As it turns out, in a past life I worked fairly extensively with loan documents and contracts. While admittedly my experience is sheerly anecdotal, here is some of my experience with dark data in real estate contracts.
In my first office job, I spent a summer in college as a loan processor. My job was to funnel paperwork back and forth between the borrowers who wanted to secure mortgages on their homes and the underwriters at the bank who made the decision on whether to lend. The borrowers provided a litany of documentation to verify their creditworthiness, and (assuming all went well) the underwriters provided the final loan documents.
As I pushed all this paper around (mostly with fax machines!), one of the things that stood out to me was how much the final document was standardized across borrowers.
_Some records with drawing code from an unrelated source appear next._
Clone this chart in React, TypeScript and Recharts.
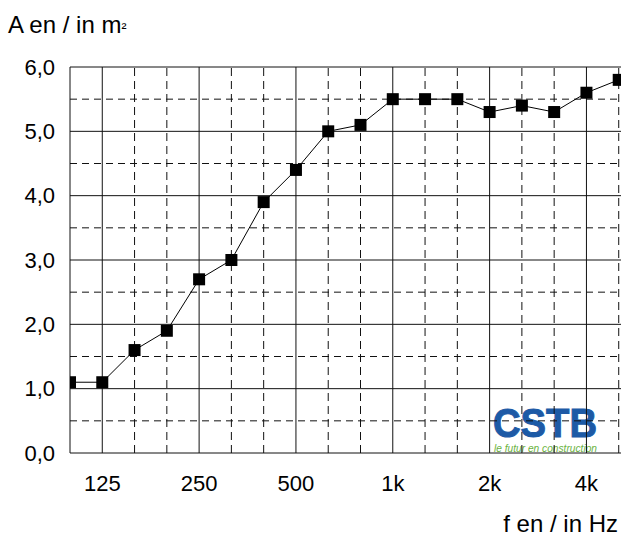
import React from 'react';
import { LineChart, Line, XAxis, YAxis, ReferenceLine } from 'recharts';

// third-octave bands, index used as x position
const bands = ['100', '125', '160', '200', '250', '315', '400', '500', '630', '800', '1k', '1.25k', '1.6k', '2k', '2.5k', '3.15k', '4k', '5k'];
const absorption = [1.1, 1.1, 1.6, 1.9, 2.7, 3.0, 3.9, 4.4, 5.0, 5.1, 5.5, 5.5, 5.5, 5.3, 5.4, 5.3, 5.6, 5.8];
const octaveLabels = ['125', '250', '500', '1k', '2k', '4k'];
const yMajor = [0, 1, 2, 3, 4, 5, 6];
const yMinor = [0.5, 1.5, 2.5, 3.5, 4.5, 5.5];

const data = bands.map((band, i) => ({ i, band, a: absorption[i] }));
const xMajor = octaveLabels.map((l) => bands.indexOf(l));
const xMinor = bands.map((_, i) => i).filter((i) => i > 0 && !xMajor.includes(i));

const FONT = '"Liberation Sans", Arial, sans-serif';
const GRID = '#111';

const SquareDot = (props: any) => {
    const { cx, cy, index } = props;
    if (cx == null || cy == null) return <g key={index} />;
    return <rect key={index} x={cx - 6} y={cy - 6} width={12} height={12} fill="#000" />;
};

export default function App() {
    return (
        <div style={{ position: 'fixed', left: 0, top: 0, width: 621, height: 536, overflow: 'hidden', background: '#fff', fontFamily: FONT }}>
            <svg width={621} height={536} style={{ position: 'absolute', left: 0, top: 0 }}>
                <text x={8} y={33} fontSize={24} fontFamily={FONT} fill="#000">
                    A en / in m<tspan fontSize={15}>²</tspan>
                </text>
                <text x={618} y={532} fontSize={24} fontFamily={FONT} fill="#000" textAnchor="end">f en / in Hz</text>
                <text x={493} y={437} fontSize={40} fontWeight="bold" fontFamily={FONT} fill="#1d5aa6" stroke="#1d5aa6" strokeWidth={1} textLength={104} lengthAdjust="spacingAndGlyphs">CSTB</text>
                <text x={494} y={452} fontSize={10} fontStyle="italic" fontFamily={FONT} fill="#6ab23e" textLength={103} lengthAdjust="spacingAndGlyphs">le futur en construction</text>
            </svg>
            <div style={{ position: 'absolute', left: 0, top: 0 }}>
                <LineChart width={660} height={536} data={data} margin={{ top: 67, right: 9, left: 0, bottom: 0 }}>
                    <XAxis
                        dataKey="i"
                        type="number"
                        domain={[0, 18]}
                        allowDataOverflow
                        ticks={xMajor}
                        tickFormatter={(v) => bands[v]}
                        tick={{ fontSize: 22, fill: '#000', fontFamily: FONT }}
                        tickLine={false}
                        axisLine={false}
                        tickSize={0}
                        tickMargin={22}
                        height={83}
                    />
                    <YAxis
                        type="number"
                        domain={[0, 6]}
                        ticks={yMajor}
                        tickFormatter={(v) => v.toFixed(1).replace('.', ',')}
                        tick={{ fontSize: 22, fill: '#000', fontFamily: FONT }}
                        tickLine={false}
                        axisLine={false}
                        tickSize={0}
                        tickMargin={15}
                        width={70}
                    />
                    {yMinor.map((y) => (
                        <ReferenceLine key={'ym' + y} y={y} stroke={GRID} strokeDasharray="7 5" />
                    ))}
                    {xMinor.map((x) => (
                        <ReferenceLine key={'xm' + x} x={x} stroke={GRID} strokeDasharray="8 5" />
                    ))}
                    {yMajor.map((y) => (
                        <ReferenceLine key={'yM' + y} y={y} stroke={GRID} />
                    ))}
                    <ReferenceLine x={0} stroke={GRID} />
                    {xMajor.map((x) => (
                        <ReferenceLine key={'xM' + x} x={x} stroke={GRID} />
                    ))}
                    <Line
                        dataKey="a"
                        stroke="#000"
                        strokeWidth={1}
                        dot={SquareDot}
                        activeDot={false}
                        isAnimationActive={false}
                    />
                </LineChart>
            </div>
        </div>
    );
}
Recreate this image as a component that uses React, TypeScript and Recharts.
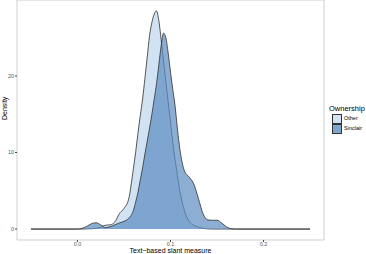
import { Area, ComposedChart, ReferenceArea, XAxis, YAxis } from "recharts";

// slant measure grid (x) shared by both density curves
const slant = [
    -0.05, 0, 0.005, 0.01, 0.015, 0.02, 0.025, 0.03, 0.035, 0.04, 0.045, 0.05, 0.055, 0.06,
    0.0625, 0.065, 0.0675, 0.07, 0.0725, 0.075, 0.0775, 0.08, 0.0825, 0.085, 0.0875, 0.09,
    0.0925, 0.095, 0.0975, 0.1, 0.1025, 0.105, 0.1075, 0.11, 0.115, 0.12, 0.125, 0.13, 0.135,
    0.14, 0.145, 0.15, 0.155, 0.16, 0.165, 0.17, 0.25
];

const otherDensity = [
    0, 0, 0, 0.02, 0.05, 0.1, 0.25, 0.5, 0.55, 0.9, 2.0, 2.7, 3.9, 7.8,
    10, 12.5, 14.8, 17, 19.7, 22.5, 25.3, 27, 28.1, 28.5, 27.2, 24.7,
    22, 19.3, 16.6, 14, 11.3, 9, 7, 5, 2.4, 1.0, 0.5, 0.25, 0.1,
    0.03, 0, 0, 0, 0, 0, 0, 0
];

const sinclairDensity = [
    0, 0, 0.1, 0.35, 0.7, 0.82, 0.55, 0.2, 0.3, 0.55, 0.8, 1.0, 1.4, 2.4,
    3.5, 4.8, 6.4, 8.0, 9.8, 11.5, 13.2, 15, 17, 19, 21.5, 24,
    25.6, 25, 23, 20.5, 18.2, 16, 13, 10.5, 7.6, 6.8, 5.9, 4.0, 2.0,
    1.2, 1.15, 1.15, 0.8, 0.3, 0.05, 0, 0
];

const xTicks = [0, 0.1, 0.2];
const yTicks = [0, 10, 20];

const groups = [
    { key: "Other", fill: "#c6dbef", opacity: 0.8, swatch: "#d1e2f2" },
    { key: "Sinclair", fill: "#5b8cc0", opacity: 0.7, swatch: "#7ea6cf" }
];

const rows = slant.map((x, i) => ({ x, Other: otherDensity[i], Sinclair: sinclairDensity[i] }));

const font = "'Liberation Sans', Arial, sans-serif";

function OwnershipLegend() {
    return (
        <div style={{ position: "absolute", left: 329, top: 105, fontFamily: font, color: "#000", lineHeight: 1 }}>
            <div style={{ fontSize: 7.5, marginBottom: 1 }}>Ownership</div>
            {groups.map((g) => (
                <div key={g.key} style={{ display: "flex", alignItems: "center", height: 10, marginLeft: 3 }}>
                    <span
                        style={{
                            display: "inline-block",
                            boxSizing: "border-box",
                            width: 10,
                            height: 10,
                            background: g.swatch,
                            border: "0.8px solid #333"
                        }}
                    />
                    <span style={{ fontSize: 5.5, marginLeft: 2 }}>{g.key}</span>
                </div>
            ))}
        </div>
    );
}

export default function App() {
    return (
        <div style={{ position: "absolute", left: 0, top: 0, width: 366, height: 254 }}>
            <style>{"body{margin:0}"}</style>
            <ComposedChart width={366} height={254} data={rows} margin={{ top: 0, right: 42, bottom: 0, left: 0 }}>
                <ReferenceArea
                    x1={-0.065}
                    x2={0.265}
                    y1={-1.43}
                    y2={29.93}
                    fill="none"
                    stroke="#cfcfcf"
                    strokeWidth={1}
                    ifOverflow="visible"
                />
                <XAxis
                    dataKey="x"
                    type="number"
                    domain={[-0.065, 0.265]}
                    ticks={xTicks}
                    tickFormatter={(v: number) => v.toFixed(1)}
                    axisLine={false}
                    tickLine={{ stroke: "#444" }}
                    tickSize={2}
                    tickMargin={0}
                    height={14}
                    tick={{ fontSize: 5.5, fill: "#555", fontFamily: font }}
                    label={{ value: "Text\u2212based slant measure", position: "insideBottom", offset: 1, fontSize: 7, fill: "#000", fontFamily: font }}
                />
                <YAxis
                    type="number"
                    domain={[-1.43, 29.93]}
                    ticks={yTicks}
                    axisLine={false}
                    tickLine={{ stroke: "#444" }}
                    tickSize={2}
                    tickMargin={1}
                    width={17}
                    tick={{ fontSize: 5.5, fill: "#555", fontFamily: font }}
                    label={{ value: "Density", angle: -90, position: "insideLeft", offset: 0, dx: 5, fontSize: 7, fill: "#000", fontFamily: font }}
                />
                {groups.map((g) => (
                    <Area
                        key={g.key}
                        dataKey={g.key}
                        type="monotone"
                        baseValue={0}
                        fill={g.fill}
                        fillOpacity={g.opacity}
                        stroke="#2e2e2e"
                        strokeWidth={0.8}
                        dot={false}
                        activeDot={false}
                        isAnimationActive={false}
                    />
                ))}
            </ComposedChart>
            <OwnershipLegend />
        </div>
    );
}
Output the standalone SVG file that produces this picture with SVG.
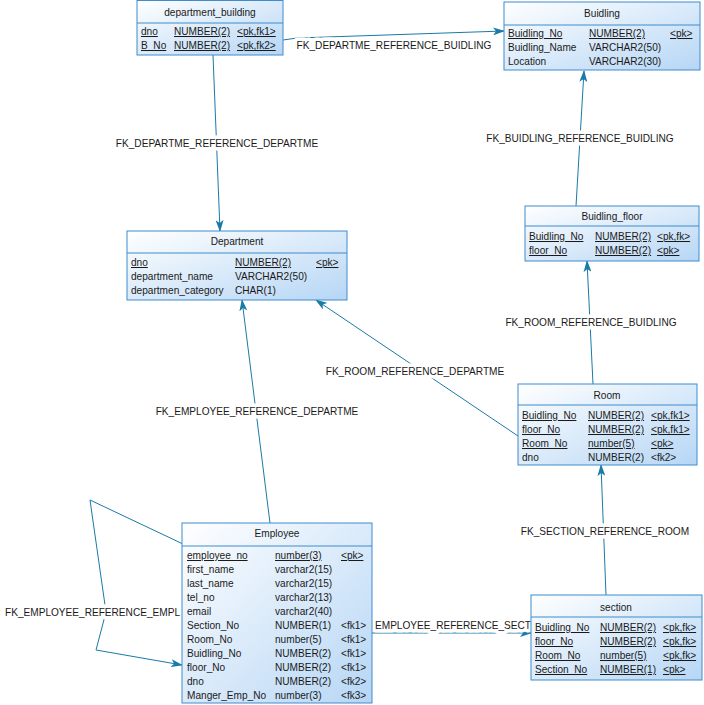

The borrowers and collateral changed, the loan amounts varied, the interest rates fluctuated based on all the above. The pieces of information that were unique to any specific loan were a small portion of the overall loan document; the majority of the document was comprised of static, standardized terms.
To the enterprise, the data that matters for day-to-day decision making is not the boilerplate terms of the document. It’s the unique parts of the loan that are interesting for analysis (e.g. “let’s slice and dice how much we’ve lent based on various borrower characteristics”, etc), and the pieces of information necessary for that analysis already exist in a database as part of the underwriting process. This isn’t to say that all that data is being used as efficiently and effectively as it could be, but it’s definitely not ‘dark.’
In this instance the data that matters is already part of an existing data system, and it’s unclear that there’s any value to be gained in trying to extract additional visibility from the boilerplate text.
I don’t doubt that there are use cases in which the enterprise would benefit from having more insight into data that it currently can’t access easily. That said, I’m not convinced that there is value in all dark data. Some data is dark for a reason.